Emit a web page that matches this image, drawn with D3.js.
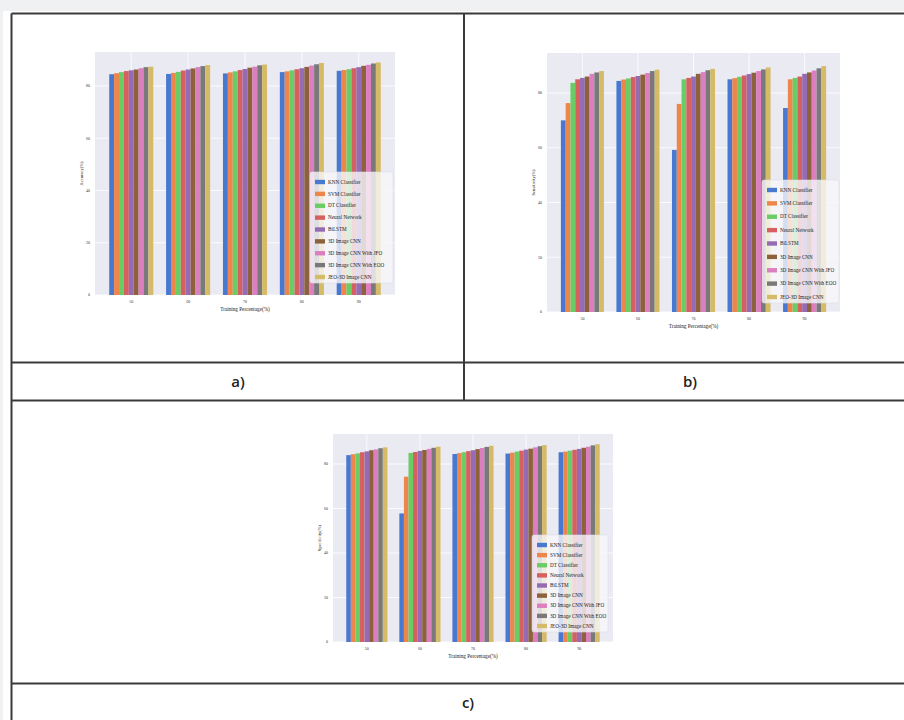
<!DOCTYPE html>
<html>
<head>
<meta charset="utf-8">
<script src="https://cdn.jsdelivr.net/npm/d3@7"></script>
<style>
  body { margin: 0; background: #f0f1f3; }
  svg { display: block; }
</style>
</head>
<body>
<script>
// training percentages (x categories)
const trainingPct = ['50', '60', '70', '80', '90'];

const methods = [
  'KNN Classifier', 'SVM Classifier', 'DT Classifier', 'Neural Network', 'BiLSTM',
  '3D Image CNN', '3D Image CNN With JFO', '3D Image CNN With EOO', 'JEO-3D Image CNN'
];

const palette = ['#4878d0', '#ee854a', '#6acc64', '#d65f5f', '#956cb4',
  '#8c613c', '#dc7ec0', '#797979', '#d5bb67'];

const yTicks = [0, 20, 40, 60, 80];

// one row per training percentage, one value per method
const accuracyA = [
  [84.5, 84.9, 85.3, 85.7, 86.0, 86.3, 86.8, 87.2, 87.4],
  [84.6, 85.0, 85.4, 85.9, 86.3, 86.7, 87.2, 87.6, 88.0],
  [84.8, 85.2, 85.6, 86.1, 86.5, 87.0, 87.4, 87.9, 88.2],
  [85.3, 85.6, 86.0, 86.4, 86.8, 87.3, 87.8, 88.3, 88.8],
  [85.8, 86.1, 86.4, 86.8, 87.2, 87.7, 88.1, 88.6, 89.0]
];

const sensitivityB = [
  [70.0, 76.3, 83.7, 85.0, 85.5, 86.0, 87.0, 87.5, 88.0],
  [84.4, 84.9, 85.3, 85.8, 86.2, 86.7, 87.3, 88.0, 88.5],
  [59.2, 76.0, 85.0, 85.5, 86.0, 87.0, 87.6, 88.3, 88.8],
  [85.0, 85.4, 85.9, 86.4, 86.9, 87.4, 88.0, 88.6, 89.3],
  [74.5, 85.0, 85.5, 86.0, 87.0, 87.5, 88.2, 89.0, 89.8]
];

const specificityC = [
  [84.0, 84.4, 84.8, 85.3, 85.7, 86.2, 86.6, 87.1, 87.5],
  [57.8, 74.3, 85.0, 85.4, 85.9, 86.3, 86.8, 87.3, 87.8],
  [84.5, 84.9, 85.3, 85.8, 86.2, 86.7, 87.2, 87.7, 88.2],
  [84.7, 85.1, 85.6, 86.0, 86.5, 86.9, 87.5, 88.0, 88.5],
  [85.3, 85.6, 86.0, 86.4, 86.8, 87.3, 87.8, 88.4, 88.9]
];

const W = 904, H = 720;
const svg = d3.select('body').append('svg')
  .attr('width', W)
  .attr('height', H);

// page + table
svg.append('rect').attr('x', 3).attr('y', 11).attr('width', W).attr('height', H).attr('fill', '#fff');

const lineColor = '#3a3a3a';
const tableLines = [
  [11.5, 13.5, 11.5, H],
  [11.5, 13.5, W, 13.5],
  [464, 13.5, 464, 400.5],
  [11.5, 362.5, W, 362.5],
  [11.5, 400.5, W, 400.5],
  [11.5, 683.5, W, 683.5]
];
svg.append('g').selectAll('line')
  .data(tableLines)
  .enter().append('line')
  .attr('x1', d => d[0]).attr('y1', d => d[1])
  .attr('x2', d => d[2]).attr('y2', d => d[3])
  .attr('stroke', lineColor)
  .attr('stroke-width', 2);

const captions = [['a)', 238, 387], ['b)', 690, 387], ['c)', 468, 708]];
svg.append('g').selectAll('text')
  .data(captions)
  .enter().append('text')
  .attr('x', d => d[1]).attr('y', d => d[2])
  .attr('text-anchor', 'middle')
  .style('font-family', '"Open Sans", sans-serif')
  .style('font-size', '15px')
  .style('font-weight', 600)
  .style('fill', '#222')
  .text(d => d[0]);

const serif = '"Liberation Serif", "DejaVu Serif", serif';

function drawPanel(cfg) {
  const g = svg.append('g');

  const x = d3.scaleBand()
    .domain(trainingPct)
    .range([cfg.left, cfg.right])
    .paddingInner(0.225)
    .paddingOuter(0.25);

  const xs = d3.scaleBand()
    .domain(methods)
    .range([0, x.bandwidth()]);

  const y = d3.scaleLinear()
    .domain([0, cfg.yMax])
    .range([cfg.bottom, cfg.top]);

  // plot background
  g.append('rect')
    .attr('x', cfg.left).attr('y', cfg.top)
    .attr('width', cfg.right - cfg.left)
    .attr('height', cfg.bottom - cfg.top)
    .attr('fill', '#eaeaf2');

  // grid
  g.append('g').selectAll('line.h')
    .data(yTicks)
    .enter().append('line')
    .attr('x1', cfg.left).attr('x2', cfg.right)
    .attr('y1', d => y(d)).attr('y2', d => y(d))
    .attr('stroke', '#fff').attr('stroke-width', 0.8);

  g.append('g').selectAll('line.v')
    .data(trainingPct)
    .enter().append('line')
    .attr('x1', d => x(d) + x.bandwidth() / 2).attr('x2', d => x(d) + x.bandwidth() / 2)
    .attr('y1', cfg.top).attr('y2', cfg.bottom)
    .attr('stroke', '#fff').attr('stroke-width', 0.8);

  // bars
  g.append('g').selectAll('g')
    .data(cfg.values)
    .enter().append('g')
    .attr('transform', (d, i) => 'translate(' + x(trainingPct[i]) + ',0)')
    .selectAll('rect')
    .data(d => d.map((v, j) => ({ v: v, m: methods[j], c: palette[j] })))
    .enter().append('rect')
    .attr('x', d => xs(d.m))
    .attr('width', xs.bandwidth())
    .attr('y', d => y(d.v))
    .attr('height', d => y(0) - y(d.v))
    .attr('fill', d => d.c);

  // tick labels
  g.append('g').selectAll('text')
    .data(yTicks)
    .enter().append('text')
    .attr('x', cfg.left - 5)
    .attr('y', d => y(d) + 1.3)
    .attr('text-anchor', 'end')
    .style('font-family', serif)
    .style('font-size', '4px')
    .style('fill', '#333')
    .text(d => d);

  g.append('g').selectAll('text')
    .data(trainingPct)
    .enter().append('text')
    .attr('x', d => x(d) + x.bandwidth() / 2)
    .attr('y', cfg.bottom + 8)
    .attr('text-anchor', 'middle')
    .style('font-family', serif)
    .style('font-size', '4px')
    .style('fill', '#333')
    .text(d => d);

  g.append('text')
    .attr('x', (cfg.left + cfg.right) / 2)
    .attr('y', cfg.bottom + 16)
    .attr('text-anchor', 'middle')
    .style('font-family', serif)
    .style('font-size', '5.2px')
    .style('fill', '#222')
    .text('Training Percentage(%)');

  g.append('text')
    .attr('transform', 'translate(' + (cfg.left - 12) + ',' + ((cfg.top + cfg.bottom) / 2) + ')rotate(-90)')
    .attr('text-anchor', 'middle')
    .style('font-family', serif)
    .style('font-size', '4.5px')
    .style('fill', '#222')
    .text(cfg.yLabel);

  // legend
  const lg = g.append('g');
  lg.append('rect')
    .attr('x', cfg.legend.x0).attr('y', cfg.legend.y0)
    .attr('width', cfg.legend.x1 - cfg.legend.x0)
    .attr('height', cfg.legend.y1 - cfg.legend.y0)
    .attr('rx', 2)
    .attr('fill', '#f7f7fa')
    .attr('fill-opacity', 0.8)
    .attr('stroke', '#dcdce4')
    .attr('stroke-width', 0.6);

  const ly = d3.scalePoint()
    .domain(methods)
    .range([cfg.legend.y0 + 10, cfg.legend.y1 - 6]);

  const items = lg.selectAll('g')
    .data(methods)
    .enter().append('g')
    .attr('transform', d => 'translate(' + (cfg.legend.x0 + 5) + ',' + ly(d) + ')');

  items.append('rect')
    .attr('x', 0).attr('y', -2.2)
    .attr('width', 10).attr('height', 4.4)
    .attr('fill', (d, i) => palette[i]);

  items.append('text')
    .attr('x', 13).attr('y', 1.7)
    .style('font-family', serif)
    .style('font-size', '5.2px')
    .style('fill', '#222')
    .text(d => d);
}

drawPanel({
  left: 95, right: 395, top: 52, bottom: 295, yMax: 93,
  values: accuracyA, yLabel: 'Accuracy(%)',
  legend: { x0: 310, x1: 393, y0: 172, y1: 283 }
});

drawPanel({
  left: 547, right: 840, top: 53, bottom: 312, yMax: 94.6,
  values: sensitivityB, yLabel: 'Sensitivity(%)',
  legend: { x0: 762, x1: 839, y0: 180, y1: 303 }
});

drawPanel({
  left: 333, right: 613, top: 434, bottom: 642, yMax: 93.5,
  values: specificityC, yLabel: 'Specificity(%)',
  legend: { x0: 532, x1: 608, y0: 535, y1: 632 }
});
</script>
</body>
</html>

■ ■ ■ ■

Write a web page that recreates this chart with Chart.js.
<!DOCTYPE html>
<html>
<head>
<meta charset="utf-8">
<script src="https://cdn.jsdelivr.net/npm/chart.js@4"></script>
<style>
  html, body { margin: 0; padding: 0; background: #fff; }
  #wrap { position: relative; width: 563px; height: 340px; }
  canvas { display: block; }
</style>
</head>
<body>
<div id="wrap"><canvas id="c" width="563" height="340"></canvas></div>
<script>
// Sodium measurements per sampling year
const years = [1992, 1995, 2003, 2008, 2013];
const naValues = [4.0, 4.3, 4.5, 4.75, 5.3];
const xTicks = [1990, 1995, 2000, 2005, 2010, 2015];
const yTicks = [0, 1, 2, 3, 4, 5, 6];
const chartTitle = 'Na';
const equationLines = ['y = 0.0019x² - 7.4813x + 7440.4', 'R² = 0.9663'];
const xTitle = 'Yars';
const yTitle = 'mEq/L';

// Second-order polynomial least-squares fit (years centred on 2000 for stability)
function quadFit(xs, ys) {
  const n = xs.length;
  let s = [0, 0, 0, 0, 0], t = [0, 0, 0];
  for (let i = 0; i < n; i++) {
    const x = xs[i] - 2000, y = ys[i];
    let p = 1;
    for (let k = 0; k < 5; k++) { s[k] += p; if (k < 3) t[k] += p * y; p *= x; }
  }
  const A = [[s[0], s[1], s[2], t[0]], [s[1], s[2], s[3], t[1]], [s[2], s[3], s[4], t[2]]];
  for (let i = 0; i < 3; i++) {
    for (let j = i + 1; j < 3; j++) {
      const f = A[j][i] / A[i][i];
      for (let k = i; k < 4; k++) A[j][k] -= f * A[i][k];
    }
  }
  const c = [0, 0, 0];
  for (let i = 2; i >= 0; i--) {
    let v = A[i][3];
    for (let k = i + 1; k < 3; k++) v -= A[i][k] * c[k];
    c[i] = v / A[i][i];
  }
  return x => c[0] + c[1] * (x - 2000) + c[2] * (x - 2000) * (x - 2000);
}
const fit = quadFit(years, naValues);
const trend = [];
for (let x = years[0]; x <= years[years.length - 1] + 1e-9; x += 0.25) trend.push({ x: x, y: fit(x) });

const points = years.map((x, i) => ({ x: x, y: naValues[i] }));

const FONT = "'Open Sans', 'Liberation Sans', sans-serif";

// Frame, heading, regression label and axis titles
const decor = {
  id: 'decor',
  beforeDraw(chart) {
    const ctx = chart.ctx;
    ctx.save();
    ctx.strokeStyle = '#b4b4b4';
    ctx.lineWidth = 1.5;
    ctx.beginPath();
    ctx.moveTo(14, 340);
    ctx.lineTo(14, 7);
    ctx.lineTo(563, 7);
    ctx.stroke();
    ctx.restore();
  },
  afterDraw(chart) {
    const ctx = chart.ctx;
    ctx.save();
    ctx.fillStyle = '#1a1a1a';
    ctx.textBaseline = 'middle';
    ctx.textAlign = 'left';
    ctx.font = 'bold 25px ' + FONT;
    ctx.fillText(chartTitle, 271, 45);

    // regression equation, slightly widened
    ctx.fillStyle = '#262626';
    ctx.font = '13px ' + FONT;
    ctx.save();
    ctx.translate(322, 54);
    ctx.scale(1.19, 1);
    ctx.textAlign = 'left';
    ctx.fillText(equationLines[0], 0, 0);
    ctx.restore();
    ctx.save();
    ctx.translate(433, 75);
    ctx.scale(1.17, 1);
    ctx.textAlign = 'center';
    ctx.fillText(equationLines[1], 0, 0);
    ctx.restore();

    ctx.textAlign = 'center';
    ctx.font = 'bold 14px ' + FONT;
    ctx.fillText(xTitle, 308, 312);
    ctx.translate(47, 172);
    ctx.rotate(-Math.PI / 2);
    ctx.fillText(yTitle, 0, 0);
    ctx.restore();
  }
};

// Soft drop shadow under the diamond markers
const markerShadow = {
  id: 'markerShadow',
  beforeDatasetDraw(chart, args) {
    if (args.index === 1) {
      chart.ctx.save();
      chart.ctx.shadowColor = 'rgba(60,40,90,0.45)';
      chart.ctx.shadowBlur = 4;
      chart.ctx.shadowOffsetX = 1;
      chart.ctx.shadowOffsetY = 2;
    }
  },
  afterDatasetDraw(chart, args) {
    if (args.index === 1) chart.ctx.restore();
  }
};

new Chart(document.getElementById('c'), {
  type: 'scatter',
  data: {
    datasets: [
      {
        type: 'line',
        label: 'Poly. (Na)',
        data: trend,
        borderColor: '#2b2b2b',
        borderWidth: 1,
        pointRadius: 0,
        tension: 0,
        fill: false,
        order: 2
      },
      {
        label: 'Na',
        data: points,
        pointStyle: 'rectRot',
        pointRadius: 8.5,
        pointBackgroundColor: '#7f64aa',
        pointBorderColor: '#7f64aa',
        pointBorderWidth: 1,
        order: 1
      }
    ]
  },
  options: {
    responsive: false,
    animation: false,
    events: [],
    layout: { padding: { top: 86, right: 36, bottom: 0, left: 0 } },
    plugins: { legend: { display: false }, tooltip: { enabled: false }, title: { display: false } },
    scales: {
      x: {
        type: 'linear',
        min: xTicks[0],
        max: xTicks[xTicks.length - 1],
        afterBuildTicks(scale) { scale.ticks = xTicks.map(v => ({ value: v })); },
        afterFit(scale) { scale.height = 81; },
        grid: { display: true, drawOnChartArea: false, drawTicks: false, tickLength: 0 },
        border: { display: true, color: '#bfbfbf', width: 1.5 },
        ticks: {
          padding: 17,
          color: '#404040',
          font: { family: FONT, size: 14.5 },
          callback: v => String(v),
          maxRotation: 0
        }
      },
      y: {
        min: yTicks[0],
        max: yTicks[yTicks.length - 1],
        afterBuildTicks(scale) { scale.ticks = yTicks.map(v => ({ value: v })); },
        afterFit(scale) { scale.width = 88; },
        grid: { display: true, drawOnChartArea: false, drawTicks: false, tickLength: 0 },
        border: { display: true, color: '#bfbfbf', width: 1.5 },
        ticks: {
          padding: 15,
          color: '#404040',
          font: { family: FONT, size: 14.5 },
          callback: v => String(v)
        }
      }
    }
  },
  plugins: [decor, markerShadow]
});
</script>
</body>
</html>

■ ■ ■ ■

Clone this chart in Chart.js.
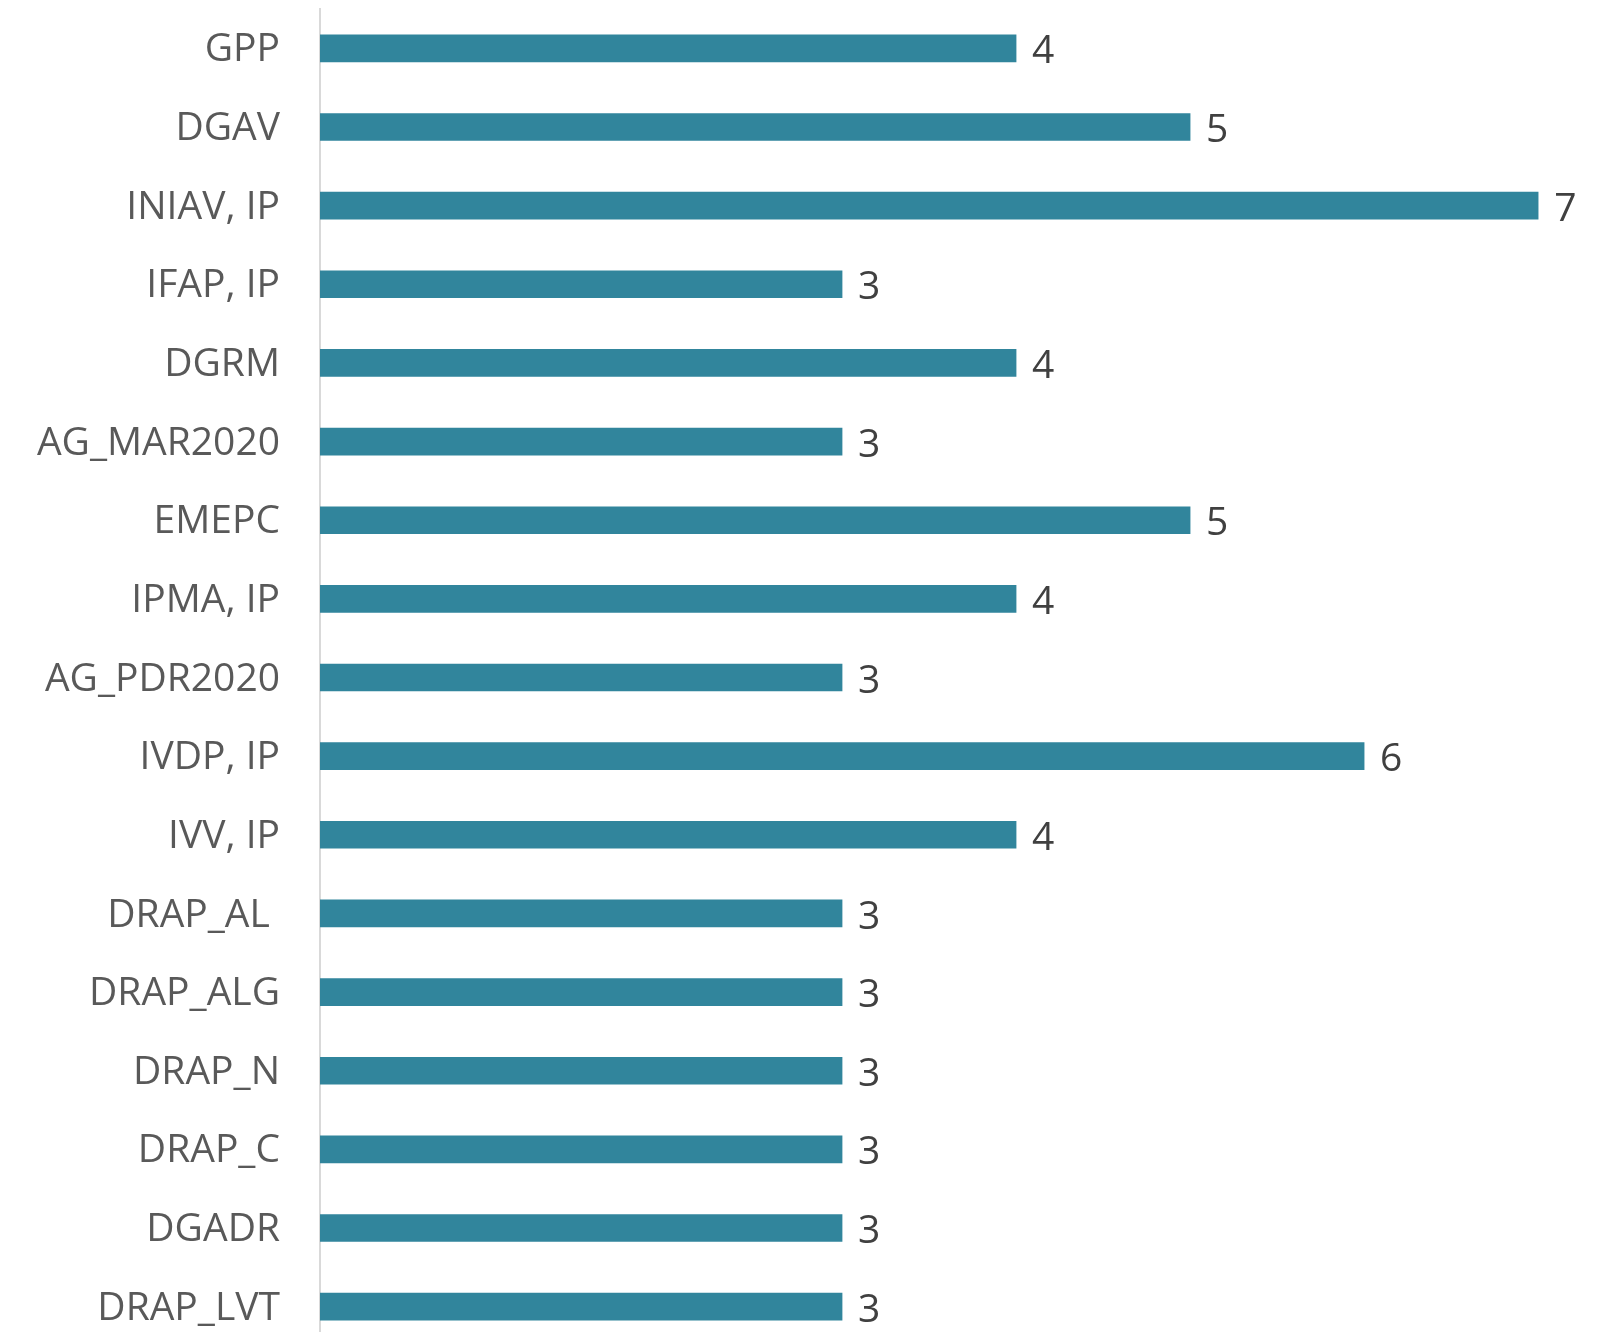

■ ■ ■ ■

#### [TASK STATEMENT]
Of all the lines above, how many contain the word "that"? Give the number and nothing else.

#### [WRITTEN SOLUTION]
2